Il nous a semblé utile de partager cet article écrit par une citoyenne israélienne qui milite en faveur des droits humains en Palestine. Quelques jours après les attaques perpétrées par plusieurs groupes palestiniens – dont le Hamas – elle exprime son ressenti.

Notre humanité est mise à l’épreuve

Par Orly Noy1Orly Noy est rédactrice en chef de Local Call, militante politique, et traductrice de la poésie farsi et de la prose. Elle est présidente du conseil d’administration de B’Tselem et militante du parti Balad.. Publié par +972 Magazine2https://www.972mag.com/edition/our-humanity-is-being-put-to-the-test/. Le 11 octobre 2023. Traduit par nos soins.

Lorsqu’il s’agit d’attaquer Gaza, la politique israélienne, en ce moment, est plus axée sur les dommages que sur la précision.

Nous vivons dans une réalité infernale, motivée par une soif de vengeance qui se manifeste par des crimes de guerre. L’objectif israélien n’est pas de frapper des cibles militaires ou des infrastructures terroristes. Il s’agit de cibler plus de deux millions de personnes – leurs enfants, leurs personnes âgées. L’ampleur de la catastrophe attendue est difficile à concevoir.

Ces derniers jours, en Israël, des voix de personnes par ailleurs raisonnables – des personnes associées aux valeurs humanistes et aux droits de l’homme – ont exprimé cette soif de vengeance. Ils ont justifié l’effacement de Gaza sous prétexte de sécurité, voire sous prétexte humanitaire. J’en ai entendu d’autres qui ont adopté la rhétorique des extrémistes de droite qui insistent sur le fait que chaque Gazaoui est un antisémite sanguinaire qui soutient les atrocités commises par le Hamas, ce week-end.

Mais c’est justement notre humanité qui est mise à l’épreuve. Chaque image et chaque témoignage de l’enfer dans le sud d’Israël, tous les appels désespérés et déchirants de ceux qui sont encore à la recherche d’êtres chers, chaque mise à jour du nombre de morts qui ne cesse de grimper – tout cela menace de détruire nos valeurs et de nous livrer à l’exigence de vengeance.

L’attaque criminelle du Hamas a rempli de nombreux Israéliens d’une peur existentielle que nous ne connaissions pas auparavant – du moins pas dans cette génération. Maintenant, la peur, la rage, la haine et la douleur menacent de faire des ravages non seulement sur Gaza, mais sur nous en tant qu’individus et au sein de notre société.

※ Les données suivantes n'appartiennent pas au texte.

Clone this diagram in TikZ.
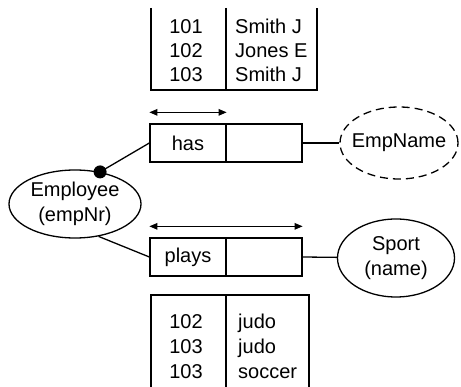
\documentclass[tikz,border=0pt]{standalone}
\usepackage{fontspec}
\setmainfont{Liberation Sans}
\usetikzlibrary{arrows.meta,shapes.geometric}
\begin{document}
\begin{tikzpicture}[x=1pt,y=-1pt,
  every node/.style={font=\fontsize{20}{25}\selectfont},
  line/.style={line width=1.3pt},
  cell/.style={draw,line width=1.3pt,minimum width=76pt,minimum height=38pt,inner sep=0pt},
  ent/.style={draw,ellipse,line width=1.3pt,inner sep=0pt},
  lbl/.style={inner sep=0pt,align=center},
  num/.style={anchor=base,inner sep=0pt},
  nm/.style={anchor=base west,inner sep=0pt},
  dotnode/.style={circle,fill,minimum size=13pt,inner sep=0pt},
  span/.style={line width=1.2pt,{Triangle[length=8pt,width=6.5pt]}-{Triangle[length=8pt,width=6.5pt]}}
]
\useasboundingbox (0,0) rectangle (461,387);
% top table
\draw[line] (151,8) -- (151,90) -- (317,90) -- (317,8);
\draw[line] (226,8) -- (226,90);
\node[num] (t1a) at (186,34) {101}; \node[nm] (t1b) at (235,34) {Smith J};
\node[num] (t2a) at (186,58) {102}; \node[nm] (t2b) at (235,58) {Jones E};
\node[num] (t3a) at (186,82) {103}; \node[nm] (t3b) at (235,82) {Smith J};
% bottom table
\draw[line] (151,389) -- (151,295) -- (309,295) -- (309,389);
\draw[line] (226,295) -- (226,389);
\node[num] (b1a) at (186,329) {102}; \node[nm] (b1b) at (238,329) {judo};
\node[num] (b2a) at (186,354) {103}; \node[nm] (b2b) at (238,354) {judo};
\node[num] (b3a) at (186,379) {103}; \node[nm] (b3b) at (238,379) {soccer};
% fact type boxes
\node[cell] (has) at (188,143) {has};
\node[cell] (hasR) at (264,143) {};
\node[cell] (plays) at (188,257) {plays};
\node[cell] (playsR) at (264,257) {};
% entities
\node[ent, minimum width=132pt, minimum height=68pt] (emp) at (75,204) {};
\node[lbl] at (emp) {Employee\\(empNr)};
\node[ent, dashed, dash pattern=on 8pt off 5pt, minimum width=118pt, minimum height=72pt] (empname) at (399,143) {};
\node[lbl] at (empname) {EmpName};
\node[ent, minimum width=117pt, minimum height=78pt] (sport) at (396,258) {};
\node[lbl] at (sport) {Sport\\(name)};
% connectors
\draw[line] (emp.52) -- (has.west);
\node[dotnode] (dot) at (emp.52) {};
\draw[line] (emp.-54) -- (plays.west);
\draw[line] (hasR.east) -- (empname.west);
\draw[line] (playsR.east) -- (sport);
% uniqueness arrows
\draw[span] ([yshift=11pt]has.north west) -- ([yshift=11pt]has.north east);
\draw[span] ([yshift=11pt]plays.north west) -- ([yshift=11pt]playsR.north east);
\end{tikzpicture}
\end{document}
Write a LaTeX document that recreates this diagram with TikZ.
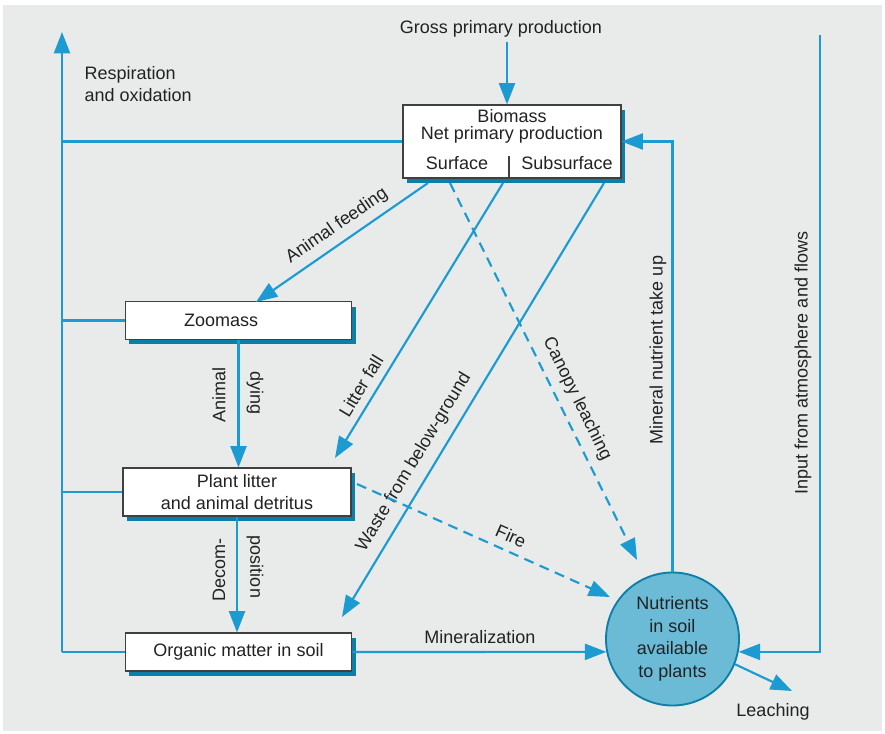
\documentclass[tikz,border=0pt]{standalone}
\usepackage{fontspec}
\setmainfont{Liberation Sans}
\usetikzlibrary{arrows.meta,shadows}
\definecolor{flowblue}{HTML}{1B9BD1}
\definecolor{shadeblue}{HTML}{0B7FA8}
\definecolor{bggray}{HTML}{E9EBEB}
\definecolor{poolblue}{HTML}{6BBBD7}
\definecolor{inkgray}{HTML}{222222}
\begin{document}
\begin{tikzpicture}[x=0.75pt,y=-0.75pt,
    font=\fontsize{13.5}{16.5}\selectfont, text=inkgray,
    >={Triangle[length=16pt,width=12pt]},
    pool/.style={draw=black!75, line width=0.8pt, fill=white, inner sep=2pt,
      drop shadow={shadow xshift=3pt, shadow yshift=-3.5pt, fill=shadeblue, opacity=1}},
    flow/.style={flowblue, line width=1.6pt},
    dflow/.style={flow, dash pattern=on 7.5pt off 5pt}]
    \useasboundingbox (0,0) rectangle (885,734);%
    \fill[bggray] (3,5) rectangle (882,731);%

    \node[pool, minimum width=163.5pt, minimum height=54.75pt] (bio) at (512,141.5) {};%
    \node[anchor=base, inner sep=1pt] (bioname) at (512,123) {Biomass};%
    \node[anchor=base, inner sep=1pt] (npp) at (512,140) {Net primary production};%
    \node[anchor=base] (surf) at (457,170) {Surface};%
    \node[anchor=base] (subsurf) at (567,170) {Subsurface};%
    \coordinate (divtop) at (509,156);%
    \draw[black!75, line width=0.8pt] (divtop) -- (divtop |- bio.south);%

    \node[pool, minimum width=170pt, minimum height=28pt] (zoo) at (238.5,320.5) {Zoomass\hspace*{26pt}};%
    \node[pool, minimum width=171pt, minimum height=36pt, align=center] (litter) at (237,492) {Plant litter\\and animal detritus};%
    \node[pool, minimum width=170pt, minimum height=28.5pt] (som) at (238.5,652) {Organic matter in soil};%
    \node[circle, draw=shadeblue, line width=1.4pt, fill=poolblue, minimum size=99.75pt,
      inner sep=0pt, align=center, font=\fontsize{13.5}{17}\selectfont] (nut) at (672.5,639) {Nutrients\\in soil\\available\\to plants};%

    \coordinate (resptop) at (62,32);%
    \coordinate (respfoot) at (62,652);%
    \draw[flow,->] (respfoot) -- (resptop);%
    \draw[flow] (bio.west) -- (bio.west -| resptop);%
    \draw[flow] (zoo.west) -- (zoo.west -| resptop);%
    \draw[flow] (litter.west) -- (litter.west -| resptop);%
    \draw[flow] (som.west) -- (som.west -| resptop);%
    \node[align=left, anchor=west] (resptext) at (80,84) {Respiration\\and oxidation};%

    \node (gpp) at (501,29) {Gross primary production};%
    \coordinate (gppfoot) at (507,42);%
    \draw[flow,->] (gppfoot) -- (gppfoot |- bio.north);%

    \coordinate (inputtop) at (820,35);%
    \draw[flow,->] (inputtop) |- (nut.-11);%
    \node[rotate=90] (inputtext) at (803,363) {Input from atmosphere and flows};%
    \draw[flow,->] (nut.north) |- (bio.east);%
    \node[rotate=90] (uptake) at (658,350) {Mineral nutrient take up};%

    \coordinate (leachend) at (792,691);%
    \draw[flow,->] (nut.-22) -- (leachend);%
    \node (leachtext) at (773,712) {Leaching};%
    \draw[flow,->] (som.east) -- (nut.191);%
    \node (mintext) at (480,637) {Mineralization};%

    \draw[flow,->] (zoo.south) -- (zoo.south |- litter.north);%
    \node[rotate=90] (dyinga) at (219,395) {Animal};%
    \node[rotate=-90] (dyingb) at (255,393) {dying};%
    \draw[flow,->] (litter.south) -- (litter.south |- som.north);%
    \node[rotate=90] (decoma) at (219,570) {Decom-};%
    \node[rotate=-90] (decomb) at (255,567) {position};%

    \coordinate (feedstart) at (428,183);%
    \coordinate (feedend) at (256,302);%
    \coordinate (fallstart) at (503,183);%
    \coordinate (fallend) at (335,458);%
    \coordinate (wastestart) at (604,183);%
    \coordinate (wasteend) at (342,617);%
    \coordinate (canopystart) at (450,183);%
    \coordinate (canopyend) at (637,560);%
    \coordinate (firestart) at (357,484);%
    \coordinate (fireend) at (610,597);%

    \draw[flow,->] (feedstart) -- (feedend);%
    \node[rotate=34.7] (feedtext) at (337,226) {Animal feeding};%
    \draw[flow,->] (fallstart) -- (fallend);%
    \node[rotate=58.6] (falltext) at (361,386) {Litter fall};%
    \draw[flow,->] (wastestart) -- (wasteend);%
    \node[rotate=58.9] (wastetext) at (414,462) {Waste from below-ground};%
    \draw[dflow,->] (canopystart) -- (canopyend);%
    \node[rotate=-63.7] (canopytext) at (577,399) {Canopy leaching};%
    \draw[dflow,->] (firestart) -- (fireend);%
    \node[rotate=-23.7] (firetext) at (511,536) {Fire};%
  \end{tikzpicture}
\end{document}
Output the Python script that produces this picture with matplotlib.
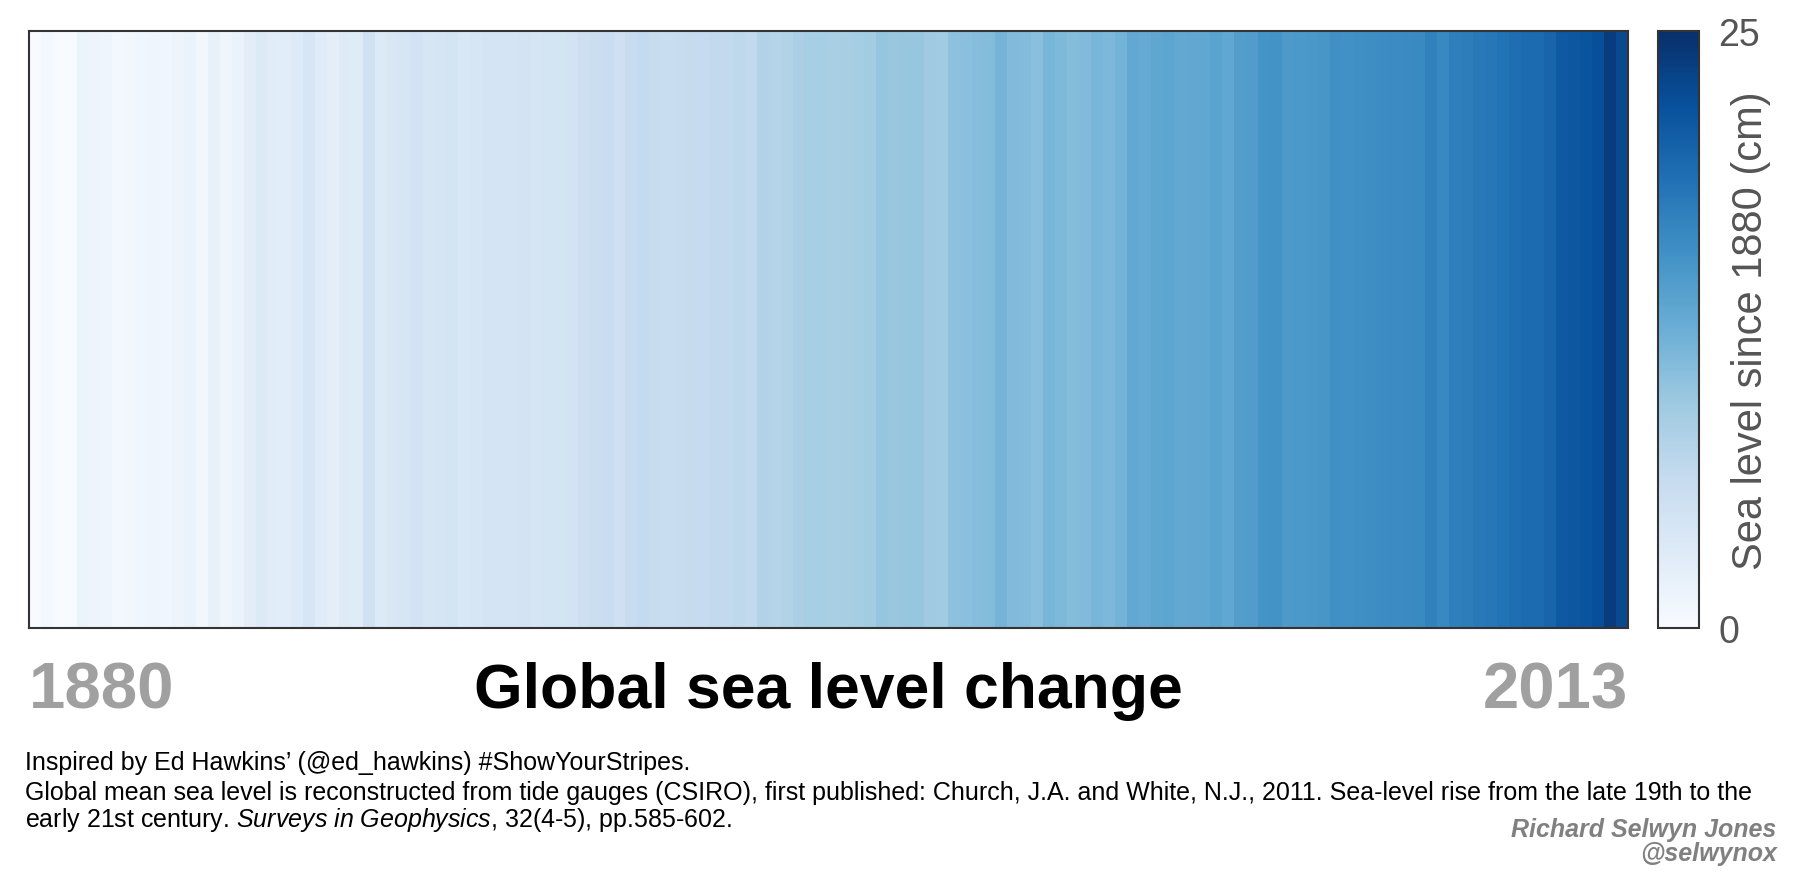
import numpy as np
import matplotlib
matplotlib.use("Agg")
import matplotlib.pyplot as plt

plt.rcParams['font.family'] = ['Liberation Sans', 'DejaVu Sans']
plt.rcParams['mathtext.fontset'] = 'custom'
plt.rcParams['mathtext.rm'] = 'Liberation Sans'
plt.rcParams['mathtext.it'] = 'Liberation Sans:italic'

years = np.arange(1880, 2014)
# sea level relative to 1880 (cm)
sea_level = [
    0.00, 0.56, -1.12, -0.59, 1.50, 1.35, 1.11, 0.55, 0.76, 0.92,
    1.12, 0.95, 1.27, 1.74, 0.77, 1.95, 1.19, 1.71, 2.65, 3.40,
    2.86, 2.82, 3.28, 4.08, 3.05, 2.50, 3.18, 3.04, 5.01, 3.33,
    3.90, 4.11, 4.65, 4.06, 4.33, 4.56, 3.97, 4.14, 4.45, 4.44,
    4.40, 4.61, 4.26, 4.53, 4.57, 4.61, 5.45, 5.73, 5.82, 5.21,
    5.99, 6.40, 6.10, 5.89, 6.03, 6.17, 6.30, 6.60, 6.60, 6.90,
    6.60, 7.90, 7.56, 7.85, 8.32, 8.72, 8.76, 8.53, 8.60, 8.80,
    9.00, 9.90, 9.70, 9.80, 9.80, 9.30, 9.20, 10.40, 10.60, 10.80,
    11.00, 11.90, 11.20, 11.10, 10.60, 11.80, 11.30, 11.00, 11.20, 11.80,
    11.40, 12.00, 13.10, 12.90, 13.40, 13.50, 13.10, 13.20, 13.30, 13.80,
    13.30, 14.40, 14.50, 15.40, 15.50, 14.80, 14.90, 15.00, 15.20, 15.80,
    15.70, 15.90, 16.00, 16.10, 16.20, 16.30, 16.40, 17.20, 16.60, 17.40,
    17.60, 18.00, 18.20, 18.60, 19.00, 19.40, 19.30, 19.90, 21.00, 21.20,
    21.50, 22.00, 23.80, 22.60,
]
cbar_ticks = [0, 25]

fig = plt.figure(figsize=(18, 8.78), dpi=100)
ax = fig.add_axes([0.016, 0.2836, 0.8884, 0.68])
cax = fig.add_axes([0.9211, 0.2836, 0.0228, 0.68])

edges = np.append(years, years[-1] + 1)
mesh = ax.pcolormesh(edges, [0, 1], np.array(sea_level)[np.newaxis, :],
                     cmap='Blues', vmin=0, vmax=25)
ax.set_xlim(edges[0], edges[-1])
ax.set_ylim(0, 1)
ax.set_xticks([])
ax.set_yticks([])
for s in ax.spines.values():
    s.set_color('#333333')
    s.set_linewidth(1.5)

cb = fig.colorbar(mesh, cax=cax, ticks=cbar_ticks)
cb.outline.set_edgecolor('#333333')
cb.outline.set_linewidth(1.5)
cax.tick_params(length=0, pad=14, labelsize=27, labelcolor='#555555')
fig.text(0.9728, 0.6236, 'Sea level since 1880 (cm)', rotation=90, ha='center',
         va='center', fontsize=30, color='#555555')

ax.text(0, -0.055, str(years[0]), transform=ax.transAxes, ha='left', va='top',
        fontsize=47, fontweight='bold', color='#a0a0a0')
ax.text(1, -0.055, str(years[-1]), transform=ax.transAxes, ha='right', va='top',
        fontsize=47, fontweight='bold', color='#a0a0a0')
ax.text(0.5, -0.055, 'Global sea level change', transform=ax.transAxes,
        ha='center', va='top', fontsize=45, fontweight='bold', color='black')

fig.text(0.014, 0.131, 'Inspired by Ed Hawkins\u2019 (@ed_hawkins) #ShowYourStripes.',
         fontsize=18, va='center')
fig.text(0.014, 0.097, 'Global mean sea level is reconstructed from tide gauges (CSIRO), '
         'first published: Church, J.A. and White, N.J., 2011. Sea-level rise from '
         'the late 19th to the', fontsize=18, va='center')
fig.text(0.014, 0.066, 'early 21st century. $\\it{Surveys\\ in\\ Geophysics}$, '
         '32(4-5), pp.585-602.', fontsize=18, va='center')
fig.text(0.987, 0.041, 'Richard Selwyn Jones\n@selwynox', ha='right', va='center',
         fontsize=18, fontweight='bold', style='italic', color='#808080',
         linespacing=1.05)

fig.savefig('out.png', dpi=100)
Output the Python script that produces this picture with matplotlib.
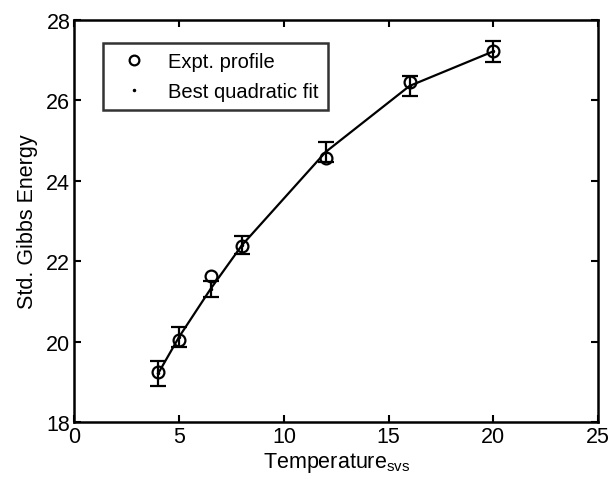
import matplotlib
matplotlib.use("Agg")
import matplotlib.pyplot as plt
from matplotlib.lines import Line2D

# data
temp = [4, 5, 6.5, 8, 12, 16, 20]
expt = [19.24, 20.04, 21.63, 22.39, 24.57, 26.45, 27.23]
fit = [19.21, 20.12, 21.31, 22.40, 24.72, 26.36, 27.22]
err = [0.31, 0.25, 0.20, 0.22, 0.25, 0.24, 0.27]

xticks = [0, 5, 10, 15, 20, 25]
yticks = [18, 20, 22, 24, 26, 28]

plt.rcParams['font.family'] = ['Liberation Sans', 'DejaVu Sans']
plt.rcParams['mathtext.fontset'] = 'custom'
plt.rcParams['mathtext.rm'] = 'Liberation Sans'
plt.rcParams['mathtext.it'] = 'Liberation Sans'

fig = plt.figure(figsize=(6.12, 4.89), dpi=100)
ax = fig.add_axes([0.1217, 0.135, 0.8554, 0.822])

# fit with error bars
ax.errorbar(temp, fit, yerr=err, color='black', linewidth=1.6,
            marker='.', markersize=3, capsize=5.5, capthick=1.6,
            elinewidth=1.6)
# experimental profile
ax.plot(temp, expt, linestyle='none', marker='o', markersize=8.5,
        markerfacecolor='none', markeredgecolor='black', markeredgewidth=1.6)

ax.set_xlim(0, 25)
ax.set_ylim(18, 28)
ax.set_xticks(xticks)
ax.set_yticks(yticks)
ax.tick_params(direction='in', length=5, width=1.5, top=True, right=True,
               labelsize=15.5, pad=3)
for s in ax.spines.values():
    s.set_linewidth(1.8)

ax.set_xlabel('Temperature$_{\\mathrm{svs}}$', fontsize=15.5, labelpad=2)
ax.set_ylabel('Std. Gibbs Energy', fontsize=15.5, labelpad=6)

legend_elements = [
    Line2D([0], [0], linestyle='none', marker='o', markersize=7,
           markerfacecolor='none', markeredgecolor='black', markeredgewidth=1.6,
           label='Expt. profile'),
    Line2D([0], [0], linestyle='none', marker='.', markersize=3,
           color='black', label='Best quadratic fit'),
]
leg = ax.legend(handles=legend_elements, loc='upper left',
                bbox_to_anchor=(0.054, 0.943), borderaxespad=0,
                fontsize=14.5, frameon=True, fancybox=False,
                edgecolor='black', handlelength=2.2, handletextpad=0.6,
                labelspacing=0.55, borderpad=0.45)
leg.get_frame().set_linewidth(1.8)

plt.savefig('out.png', dpi=100)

La morale n’est jamais un privilège, un luxe, un accessoire que nous pouvons accorder quand c’est commode ou supprimer quand ça l’est moins. La morale n’est pas quelque chose qu’on n’aurait pas les moyens de s’offrir lors d’une catastrophe.

Insister sur la morale, c’est s’attacher au contexte, sans lequel cette violence horrible perd son sens et se réduit à « des animaux humains qui veulent nous détruire sans raison ». Insister sur la morale et le contexte, ce n’est pas justifier un crime. Au contraire, il s’agit de garantir que notre compréhension de la réalité englobe tous les facteurs qui y contribuent, afin que nous puissions la modifier plus efficacement.

Si les crimes du Hamas justifient la destruction totale par une punition collective de la population de Gaza, au nom de quelle morale pouvons-nous prétendre condamner le Hamas, surtout en raison du préjudice qu’Israël a infligé à Gaza au fil des ans ? Si l’élection du Hamas à Gaza, il y a pas mal d’années, justifie l’effacement de sa population de la planète, quelle devrait être la punition de l’opinion publique israélienne pour avoir élu des dirigeants fascistes et des criminels de guerre, qui imposent régulièrement des destructions et des morts aux Palestiniens ?

Notre engagement envers la morale et les principes des droits de l’homme ne peut être conditionné à nos sentiments subjectifs. Le but est de dessiner les lignes rouges qui ne peuvent pas être franchies même en temps de guerre. Aucune fureur ne justifie les crimes de guerre.

Le besoin de se replier sur le tribalisme israélien et de s’y accrocher est compréhensible. Mais pas en sacrifiant, à l’occasion, notre communauté politique. La solidarité judéo-arabe que nous avons réussi à construire sur ce territoire a été difficile à obtenir. Elle est faible et fragile, et fait face à un terrible défi. Nous ne devons pas échouer.

Aucun civil n’est un « dommage collatéral ». Les crimes de guerre sont une abomination qui ne peut jamais être justifiée. On peut seulement espérer que, une fois cette situation toxique calmée, le camp dit des « droits de l’homme » pourra se regarder dans un miroir.